Directions for this task:
All lines in the records below from the line with "Reproduce this chart with D3.js." through the line with "var y = d3.scaleLinear().domain([0, 6]).range([1620, 1197.5])" are to be given again exactly, both ends included; the pictures are to be left out.

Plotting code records
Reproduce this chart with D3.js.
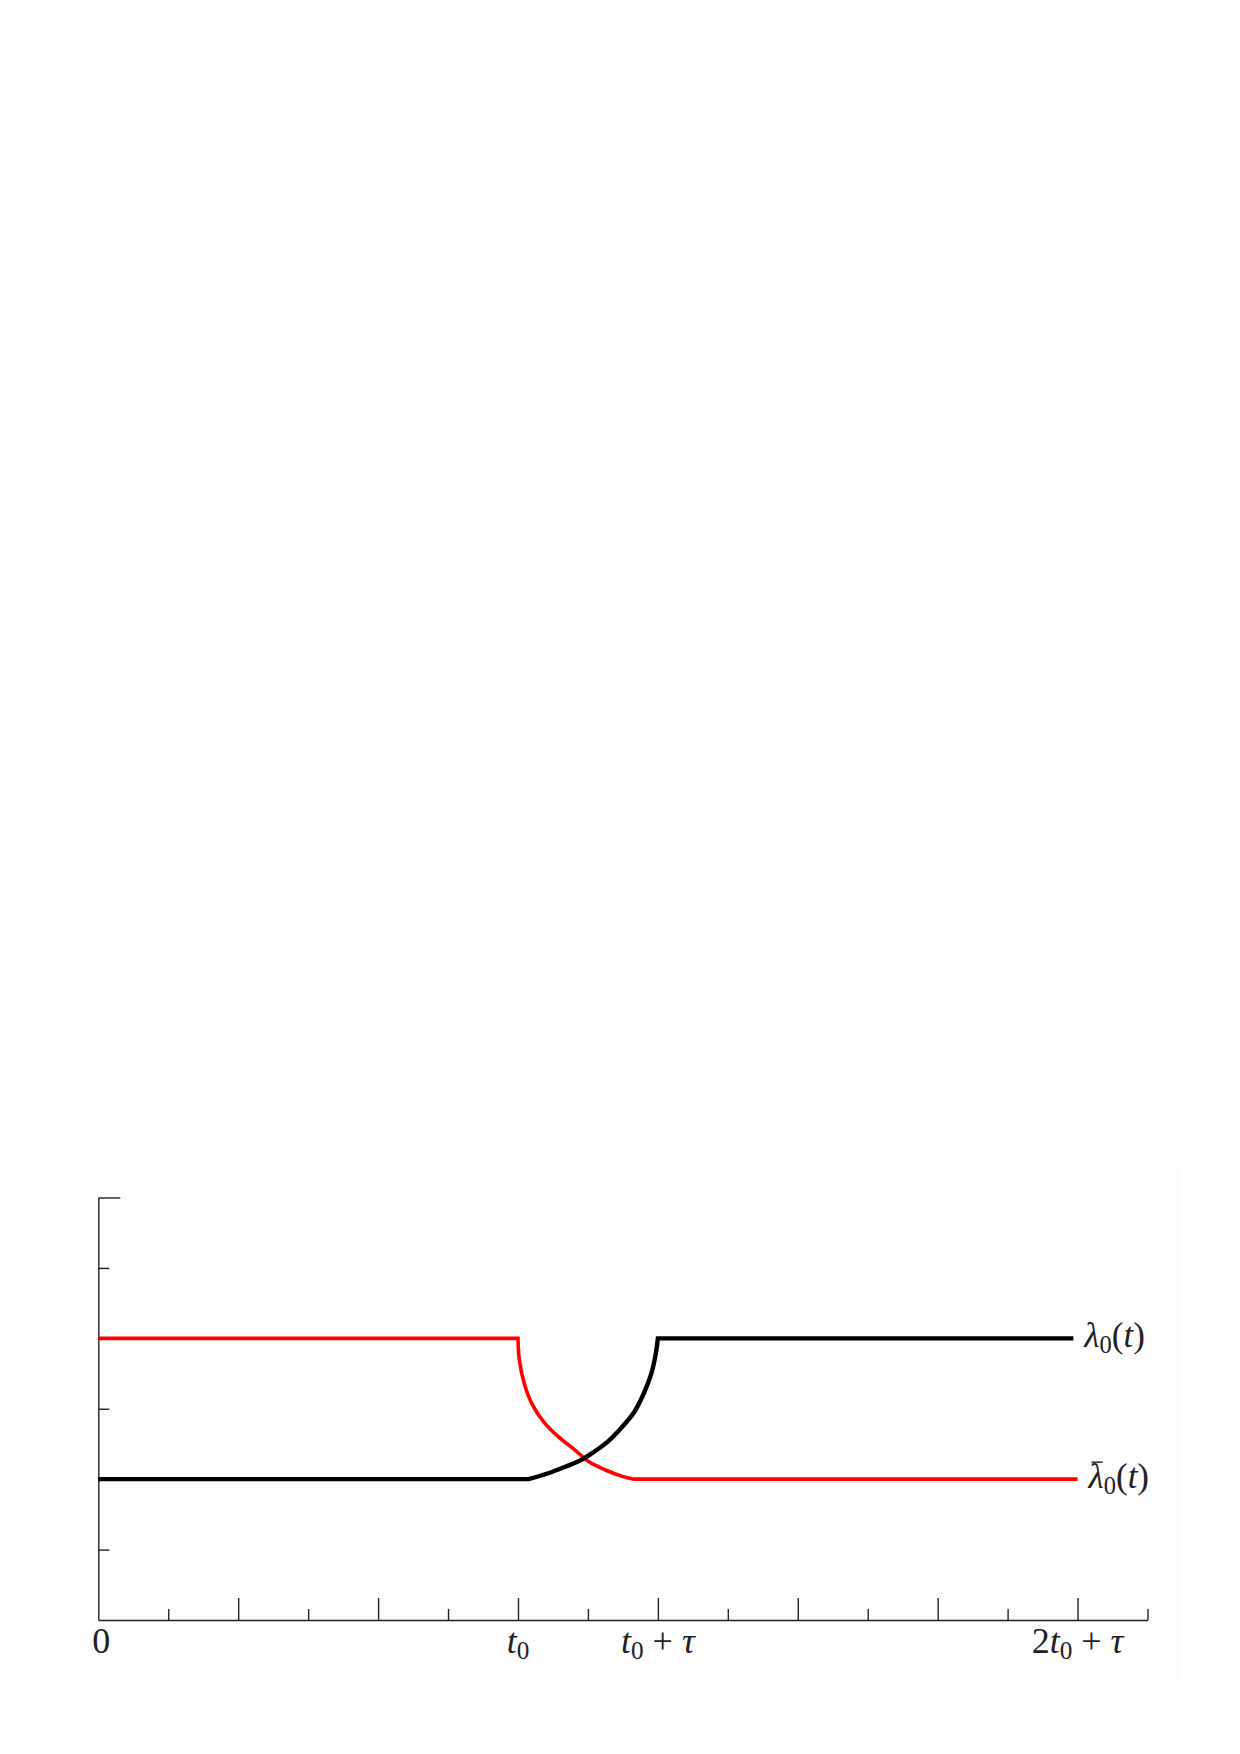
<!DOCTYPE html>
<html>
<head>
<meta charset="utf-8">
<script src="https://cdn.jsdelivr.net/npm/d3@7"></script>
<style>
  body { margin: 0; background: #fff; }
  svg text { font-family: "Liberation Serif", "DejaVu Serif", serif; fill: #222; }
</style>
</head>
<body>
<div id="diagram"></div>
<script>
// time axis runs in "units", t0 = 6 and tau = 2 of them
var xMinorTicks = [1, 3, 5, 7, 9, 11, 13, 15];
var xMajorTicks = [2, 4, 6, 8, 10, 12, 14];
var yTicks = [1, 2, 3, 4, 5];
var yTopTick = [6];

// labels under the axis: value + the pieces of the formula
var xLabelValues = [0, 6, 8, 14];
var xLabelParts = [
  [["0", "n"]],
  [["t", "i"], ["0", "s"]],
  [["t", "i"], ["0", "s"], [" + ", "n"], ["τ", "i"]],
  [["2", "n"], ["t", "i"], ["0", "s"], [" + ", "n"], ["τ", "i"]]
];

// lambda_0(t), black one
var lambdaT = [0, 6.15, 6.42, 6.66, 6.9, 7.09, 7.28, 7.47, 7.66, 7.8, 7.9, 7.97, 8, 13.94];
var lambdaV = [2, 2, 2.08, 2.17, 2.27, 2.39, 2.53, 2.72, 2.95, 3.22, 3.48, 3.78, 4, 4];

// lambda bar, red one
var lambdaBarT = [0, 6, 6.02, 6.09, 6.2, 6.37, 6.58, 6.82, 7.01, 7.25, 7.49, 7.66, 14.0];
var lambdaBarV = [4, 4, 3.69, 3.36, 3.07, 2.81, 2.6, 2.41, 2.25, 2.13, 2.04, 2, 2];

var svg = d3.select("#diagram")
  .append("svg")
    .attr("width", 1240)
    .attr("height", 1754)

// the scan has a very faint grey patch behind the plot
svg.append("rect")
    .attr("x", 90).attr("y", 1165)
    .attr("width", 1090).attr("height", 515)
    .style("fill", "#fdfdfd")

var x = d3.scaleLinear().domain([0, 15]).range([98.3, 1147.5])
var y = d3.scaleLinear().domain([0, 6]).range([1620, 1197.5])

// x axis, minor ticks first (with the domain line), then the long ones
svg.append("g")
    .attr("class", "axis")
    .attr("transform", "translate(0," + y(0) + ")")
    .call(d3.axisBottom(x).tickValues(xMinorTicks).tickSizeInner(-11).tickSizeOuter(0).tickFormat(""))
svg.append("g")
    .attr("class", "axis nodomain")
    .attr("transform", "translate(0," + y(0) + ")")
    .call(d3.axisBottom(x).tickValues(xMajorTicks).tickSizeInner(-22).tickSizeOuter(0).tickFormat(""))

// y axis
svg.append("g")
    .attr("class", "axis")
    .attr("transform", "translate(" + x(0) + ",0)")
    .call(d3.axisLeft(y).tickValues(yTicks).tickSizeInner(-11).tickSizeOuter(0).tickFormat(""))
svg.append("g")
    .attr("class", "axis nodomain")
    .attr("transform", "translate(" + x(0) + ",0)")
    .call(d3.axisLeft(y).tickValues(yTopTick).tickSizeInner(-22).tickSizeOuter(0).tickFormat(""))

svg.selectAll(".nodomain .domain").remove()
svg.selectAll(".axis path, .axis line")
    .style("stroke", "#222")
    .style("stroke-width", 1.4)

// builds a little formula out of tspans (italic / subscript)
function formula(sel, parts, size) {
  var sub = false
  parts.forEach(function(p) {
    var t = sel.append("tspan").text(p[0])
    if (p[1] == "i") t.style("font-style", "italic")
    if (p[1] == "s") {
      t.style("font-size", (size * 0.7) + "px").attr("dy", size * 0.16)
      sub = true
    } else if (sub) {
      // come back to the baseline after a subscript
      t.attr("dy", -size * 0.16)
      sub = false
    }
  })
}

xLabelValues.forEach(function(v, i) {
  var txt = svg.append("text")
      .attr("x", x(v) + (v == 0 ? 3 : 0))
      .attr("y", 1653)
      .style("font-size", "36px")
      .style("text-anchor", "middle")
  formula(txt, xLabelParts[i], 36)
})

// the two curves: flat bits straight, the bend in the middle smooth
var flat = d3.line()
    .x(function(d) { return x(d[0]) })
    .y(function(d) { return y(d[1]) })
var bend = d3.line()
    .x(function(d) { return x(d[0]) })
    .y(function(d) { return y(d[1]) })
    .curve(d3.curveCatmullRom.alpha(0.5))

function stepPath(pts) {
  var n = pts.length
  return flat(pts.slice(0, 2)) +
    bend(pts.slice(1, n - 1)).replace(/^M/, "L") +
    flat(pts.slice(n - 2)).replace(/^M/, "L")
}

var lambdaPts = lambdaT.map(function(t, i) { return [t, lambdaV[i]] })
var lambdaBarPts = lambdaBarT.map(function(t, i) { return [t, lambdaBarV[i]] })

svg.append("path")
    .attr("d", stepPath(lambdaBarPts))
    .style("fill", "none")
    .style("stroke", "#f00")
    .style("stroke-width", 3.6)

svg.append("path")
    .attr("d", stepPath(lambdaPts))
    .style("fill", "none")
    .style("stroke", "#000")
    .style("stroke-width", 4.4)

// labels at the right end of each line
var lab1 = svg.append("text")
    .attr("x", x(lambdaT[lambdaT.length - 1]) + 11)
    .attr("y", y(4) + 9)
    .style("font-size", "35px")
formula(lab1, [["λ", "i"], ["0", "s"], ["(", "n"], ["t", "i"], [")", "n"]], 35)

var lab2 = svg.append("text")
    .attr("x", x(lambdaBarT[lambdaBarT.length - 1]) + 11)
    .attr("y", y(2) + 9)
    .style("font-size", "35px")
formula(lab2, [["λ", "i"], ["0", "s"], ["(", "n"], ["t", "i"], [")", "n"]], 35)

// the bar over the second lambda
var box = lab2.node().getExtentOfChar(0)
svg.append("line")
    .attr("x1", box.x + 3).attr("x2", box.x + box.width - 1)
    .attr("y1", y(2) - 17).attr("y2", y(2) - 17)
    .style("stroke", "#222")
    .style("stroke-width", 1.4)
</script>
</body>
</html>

---

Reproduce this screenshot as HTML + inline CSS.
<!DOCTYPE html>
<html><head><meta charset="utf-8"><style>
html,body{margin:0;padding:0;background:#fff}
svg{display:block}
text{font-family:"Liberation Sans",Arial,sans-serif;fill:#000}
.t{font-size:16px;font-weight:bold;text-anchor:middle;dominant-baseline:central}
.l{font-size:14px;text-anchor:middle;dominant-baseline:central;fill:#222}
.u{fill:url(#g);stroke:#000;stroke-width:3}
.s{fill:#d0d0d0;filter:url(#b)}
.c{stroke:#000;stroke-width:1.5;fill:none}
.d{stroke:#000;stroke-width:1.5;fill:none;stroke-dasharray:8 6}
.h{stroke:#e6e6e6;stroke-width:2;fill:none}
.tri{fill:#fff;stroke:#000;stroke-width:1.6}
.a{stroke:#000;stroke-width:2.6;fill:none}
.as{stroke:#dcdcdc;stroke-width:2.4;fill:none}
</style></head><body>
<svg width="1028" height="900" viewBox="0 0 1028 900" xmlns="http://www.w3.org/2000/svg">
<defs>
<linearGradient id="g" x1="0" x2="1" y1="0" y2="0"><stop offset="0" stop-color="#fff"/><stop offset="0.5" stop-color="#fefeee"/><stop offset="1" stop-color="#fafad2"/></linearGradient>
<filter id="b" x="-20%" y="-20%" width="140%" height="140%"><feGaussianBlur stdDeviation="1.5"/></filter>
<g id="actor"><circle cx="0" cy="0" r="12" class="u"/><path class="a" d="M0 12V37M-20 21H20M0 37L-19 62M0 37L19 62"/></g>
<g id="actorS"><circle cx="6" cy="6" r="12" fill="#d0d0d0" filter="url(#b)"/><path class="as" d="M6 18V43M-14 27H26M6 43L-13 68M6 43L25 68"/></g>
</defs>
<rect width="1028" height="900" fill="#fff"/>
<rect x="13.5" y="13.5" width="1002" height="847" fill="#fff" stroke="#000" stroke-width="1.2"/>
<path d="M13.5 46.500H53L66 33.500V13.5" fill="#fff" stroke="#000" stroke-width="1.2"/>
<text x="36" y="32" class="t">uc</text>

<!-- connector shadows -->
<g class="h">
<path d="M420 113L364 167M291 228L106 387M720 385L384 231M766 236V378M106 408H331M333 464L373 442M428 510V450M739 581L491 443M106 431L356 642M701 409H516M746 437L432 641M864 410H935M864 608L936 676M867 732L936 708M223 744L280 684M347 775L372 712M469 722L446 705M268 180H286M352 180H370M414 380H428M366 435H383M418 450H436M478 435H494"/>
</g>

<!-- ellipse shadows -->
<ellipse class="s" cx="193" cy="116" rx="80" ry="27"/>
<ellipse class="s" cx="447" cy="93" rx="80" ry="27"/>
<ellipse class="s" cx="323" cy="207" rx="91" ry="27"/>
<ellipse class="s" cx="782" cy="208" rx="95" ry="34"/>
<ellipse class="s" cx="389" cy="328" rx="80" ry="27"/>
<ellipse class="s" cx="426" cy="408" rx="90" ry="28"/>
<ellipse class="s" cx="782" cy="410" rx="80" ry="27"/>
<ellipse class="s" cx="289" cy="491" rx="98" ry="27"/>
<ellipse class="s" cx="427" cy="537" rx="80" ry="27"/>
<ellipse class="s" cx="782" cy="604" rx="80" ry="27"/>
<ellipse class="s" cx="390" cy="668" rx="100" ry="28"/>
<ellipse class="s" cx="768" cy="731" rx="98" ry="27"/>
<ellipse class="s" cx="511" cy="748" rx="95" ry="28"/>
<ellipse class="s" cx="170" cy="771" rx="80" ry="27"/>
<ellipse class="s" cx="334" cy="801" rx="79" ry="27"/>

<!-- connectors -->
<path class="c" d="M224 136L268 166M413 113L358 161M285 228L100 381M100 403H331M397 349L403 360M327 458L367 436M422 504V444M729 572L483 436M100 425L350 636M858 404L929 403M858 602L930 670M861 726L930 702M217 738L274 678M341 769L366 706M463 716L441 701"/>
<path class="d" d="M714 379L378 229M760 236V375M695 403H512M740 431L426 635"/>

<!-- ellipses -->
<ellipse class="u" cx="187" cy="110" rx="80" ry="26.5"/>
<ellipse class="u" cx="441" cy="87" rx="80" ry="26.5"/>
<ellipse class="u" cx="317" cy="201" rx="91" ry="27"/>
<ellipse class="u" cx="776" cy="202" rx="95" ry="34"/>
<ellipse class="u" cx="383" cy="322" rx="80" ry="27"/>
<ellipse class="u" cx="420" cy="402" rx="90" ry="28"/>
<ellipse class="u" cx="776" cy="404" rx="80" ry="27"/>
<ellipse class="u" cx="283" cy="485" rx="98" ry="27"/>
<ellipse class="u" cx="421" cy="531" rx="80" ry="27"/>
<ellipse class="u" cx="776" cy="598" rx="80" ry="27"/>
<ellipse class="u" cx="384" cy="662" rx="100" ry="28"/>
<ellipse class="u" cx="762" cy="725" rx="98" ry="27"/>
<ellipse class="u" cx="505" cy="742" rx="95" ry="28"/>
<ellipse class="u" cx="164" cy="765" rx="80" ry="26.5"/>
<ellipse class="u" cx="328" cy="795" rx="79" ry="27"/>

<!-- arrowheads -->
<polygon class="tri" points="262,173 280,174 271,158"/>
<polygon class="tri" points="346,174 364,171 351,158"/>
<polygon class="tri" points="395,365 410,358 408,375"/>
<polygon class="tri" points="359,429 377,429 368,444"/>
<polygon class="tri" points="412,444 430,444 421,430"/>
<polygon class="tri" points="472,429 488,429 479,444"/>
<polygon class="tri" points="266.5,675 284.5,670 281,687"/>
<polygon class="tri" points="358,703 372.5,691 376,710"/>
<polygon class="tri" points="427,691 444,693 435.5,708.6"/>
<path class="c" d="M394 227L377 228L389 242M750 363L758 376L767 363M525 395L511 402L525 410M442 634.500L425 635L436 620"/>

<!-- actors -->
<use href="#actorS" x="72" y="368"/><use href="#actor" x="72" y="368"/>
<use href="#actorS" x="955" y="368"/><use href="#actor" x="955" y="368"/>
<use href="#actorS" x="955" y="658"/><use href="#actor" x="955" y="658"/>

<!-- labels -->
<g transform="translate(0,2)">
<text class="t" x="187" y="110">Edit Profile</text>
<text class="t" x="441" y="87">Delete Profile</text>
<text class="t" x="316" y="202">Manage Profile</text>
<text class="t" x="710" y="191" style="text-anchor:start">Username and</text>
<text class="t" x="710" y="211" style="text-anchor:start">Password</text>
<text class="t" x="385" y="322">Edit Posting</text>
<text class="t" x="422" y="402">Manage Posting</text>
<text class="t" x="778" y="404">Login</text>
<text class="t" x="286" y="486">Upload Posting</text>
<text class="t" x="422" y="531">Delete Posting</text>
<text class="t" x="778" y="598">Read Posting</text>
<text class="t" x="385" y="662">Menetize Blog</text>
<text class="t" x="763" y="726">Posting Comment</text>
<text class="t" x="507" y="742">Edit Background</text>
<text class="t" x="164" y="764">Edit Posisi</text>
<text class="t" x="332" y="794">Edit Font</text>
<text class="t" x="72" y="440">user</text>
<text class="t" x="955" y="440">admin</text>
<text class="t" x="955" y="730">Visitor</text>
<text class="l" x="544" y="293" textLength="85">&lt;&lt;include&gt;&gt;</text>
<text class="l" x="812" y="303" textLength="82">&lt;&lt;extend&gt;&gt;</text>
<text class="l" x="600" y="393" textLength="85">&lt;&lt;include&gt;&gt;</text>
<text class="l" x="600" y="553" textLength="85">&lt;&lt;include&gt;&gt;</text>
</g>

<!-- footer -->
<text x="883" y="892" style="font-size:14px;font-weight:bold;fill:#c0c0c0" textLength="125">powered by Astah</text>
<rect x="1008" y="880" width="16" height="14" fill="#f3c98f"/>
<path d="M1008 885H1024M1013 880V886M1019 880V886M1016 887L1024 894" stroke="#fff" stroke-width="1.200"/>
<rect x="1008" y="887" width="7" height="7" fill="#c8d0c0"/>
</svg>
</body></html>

--

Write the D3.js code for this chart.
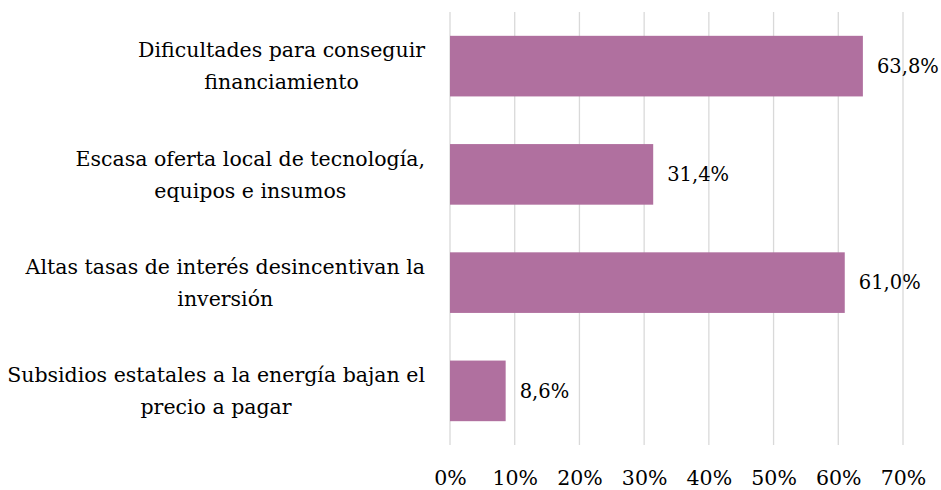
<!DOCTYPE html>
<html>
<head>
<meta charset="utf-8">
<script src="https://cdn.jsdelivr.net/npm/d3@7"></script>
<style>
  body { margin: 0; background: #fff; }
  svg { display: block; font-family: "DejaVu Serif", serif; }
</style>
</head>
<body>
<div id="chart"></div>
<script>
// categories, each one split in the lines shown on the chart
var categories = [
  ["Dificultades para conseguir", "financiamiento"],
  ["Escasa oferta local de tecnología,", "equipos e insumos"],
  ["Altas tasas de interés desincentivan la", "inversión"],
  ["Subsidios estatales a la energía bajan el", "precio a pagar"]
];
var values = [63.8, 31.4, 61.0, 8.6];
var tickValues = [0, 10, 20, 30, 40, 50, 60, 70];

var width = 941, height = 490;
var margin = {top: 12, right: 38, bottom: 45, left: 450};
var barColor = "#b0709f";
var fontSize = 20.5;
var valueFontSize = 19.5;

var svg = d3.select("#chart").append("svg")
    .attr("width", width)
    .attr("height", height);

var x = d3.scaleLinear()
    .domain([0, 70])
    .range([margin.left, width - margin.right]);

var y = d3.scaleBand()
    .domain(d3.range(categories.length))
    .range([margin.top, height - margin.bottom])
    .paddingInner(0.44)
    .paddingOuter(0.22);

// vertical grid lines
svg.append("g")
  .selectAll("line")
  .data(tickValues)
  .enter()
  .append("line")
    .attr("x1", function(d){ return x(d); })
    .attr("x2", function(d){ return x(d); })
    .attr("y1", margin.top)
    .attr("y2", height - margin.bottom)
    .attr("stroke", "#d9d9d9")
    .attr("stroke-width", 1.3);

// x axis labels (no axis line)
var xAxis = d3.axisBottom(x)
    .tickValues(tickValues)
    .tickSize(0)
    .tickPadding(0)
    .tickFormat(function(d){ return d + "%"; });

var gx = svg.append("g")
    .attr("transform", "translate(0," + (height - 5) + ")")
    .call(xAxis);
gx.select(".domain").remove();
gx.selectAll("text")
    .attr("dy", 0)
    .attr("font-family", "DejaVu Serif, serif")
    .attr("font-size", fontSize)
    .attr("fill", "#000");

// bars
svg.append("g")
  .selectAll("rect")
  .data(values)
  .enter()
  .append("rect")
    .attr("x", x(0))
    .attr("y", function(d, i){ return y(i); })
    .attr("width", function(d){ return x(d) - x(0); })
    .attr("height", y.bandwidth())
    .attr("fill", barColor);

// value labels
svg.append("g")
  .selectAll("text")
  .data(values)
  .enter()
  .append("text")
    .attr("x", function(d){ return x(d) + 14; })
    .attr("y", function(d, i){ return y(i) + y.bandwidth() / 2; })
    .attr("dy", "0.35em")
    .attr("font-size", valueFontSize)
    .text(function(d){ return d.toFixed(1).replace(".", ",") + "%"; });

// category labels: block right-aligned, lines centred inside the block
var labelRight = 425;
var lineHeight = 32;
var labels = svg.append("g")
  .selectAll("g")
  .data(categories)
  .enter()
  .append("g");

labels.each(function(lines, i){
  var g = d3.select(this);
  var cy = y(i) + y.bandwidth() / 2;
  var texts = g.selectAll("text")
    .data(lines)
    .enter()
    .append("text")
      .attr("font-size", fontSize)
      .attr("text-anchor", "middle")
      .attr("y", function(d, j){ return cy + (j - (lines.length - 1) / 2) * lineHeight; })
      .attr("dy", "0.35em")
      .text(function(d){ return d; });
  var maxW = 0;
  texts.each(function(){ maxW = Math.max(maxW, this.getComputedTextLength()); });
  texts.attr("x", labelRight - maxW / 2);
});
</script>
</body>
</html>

Full output:
Reproduce this chart with D3.js.
<!DOCTYPE html>
<html>
<head>
<meta charset="utf-8">
<script src="https://cdn.jsdelivr.net/npm/d3@7"></script>
<style>
  body { margin: 0; background: #fff; }
  svg text { font-family: "Liberation Serif", "DejaVu Serif", serif; fill: #222; }
</style>
</head>
<body>
<div id="diagram"></div>
<script>
// time axis runs in "units", t0 = 6 and tau = 2 of them
var xMinorTicks = [1, 3, 5, 7, 9, 11, 13, 15];
var xMajorTicks = [2, 4, 6, 8, 10, 12, 14];
var yTicks = [1, 2, 3, 4, 5];
var yTopTick = [6];

// labels under the axis: value + the pieces of the formula
var xLabelValues = [0, 6, 8, 14];
var xLabelParts = [
  [["0", "n"]],
  [["t", "i"], ["0", "s"]],
  [["t", "i"], ["0", "s"], [" + ", "n"], ["τ", "i"]],
  [["2", "n"], ["t", "i"], ["0", "s"], [" + ", "n"], ["τ", "i"]]
];

// lambda_0(t), black one
var lambdaT = [0, 6.15, 6.42, 6.66, 6.9, 7.09, 7.28, 7.47, 7.66, 7.8, 7.9, 7.97, 8, 13.94];
var lambdaV = [2, 2, 2.08, 2.17, 2.27, 2.39, 2.53, 2.72, 2.95, 3.22, 3.48, 3.78, 4, 4];

// lambda bar, red one
var lambdaBarT = [0, 6, 6.02, 6.09, 6.2, 6.37, 6.58, 6.82, 7.01, 7.25, 7.49, 7.66, 14.0];
var lambdaBarV = [4, 4, 3.69, 3.36, 3.07, 2.81, 2.6, 2.41, 2.25, 2.13, 2.04, 2, 2];

var svg = d3.select("#diagram")
  .append("svg")
    .attr("width", 1240)
    .attr("height", 1754)

// the scan has a very faint grey patch behind the plot
svg.append("rect")
    .attr("x", 90).attr("y", 1165)
    .attr("width", 1090).attr("height", 515)
    .style("fill", "#fdfdfd")

var x = d3.scaleLinear().domain([0, 15]).range([98.3, 1147.5])
var y = d3.scaleLinear().domain([0, 6]).range([1620, 1197.5])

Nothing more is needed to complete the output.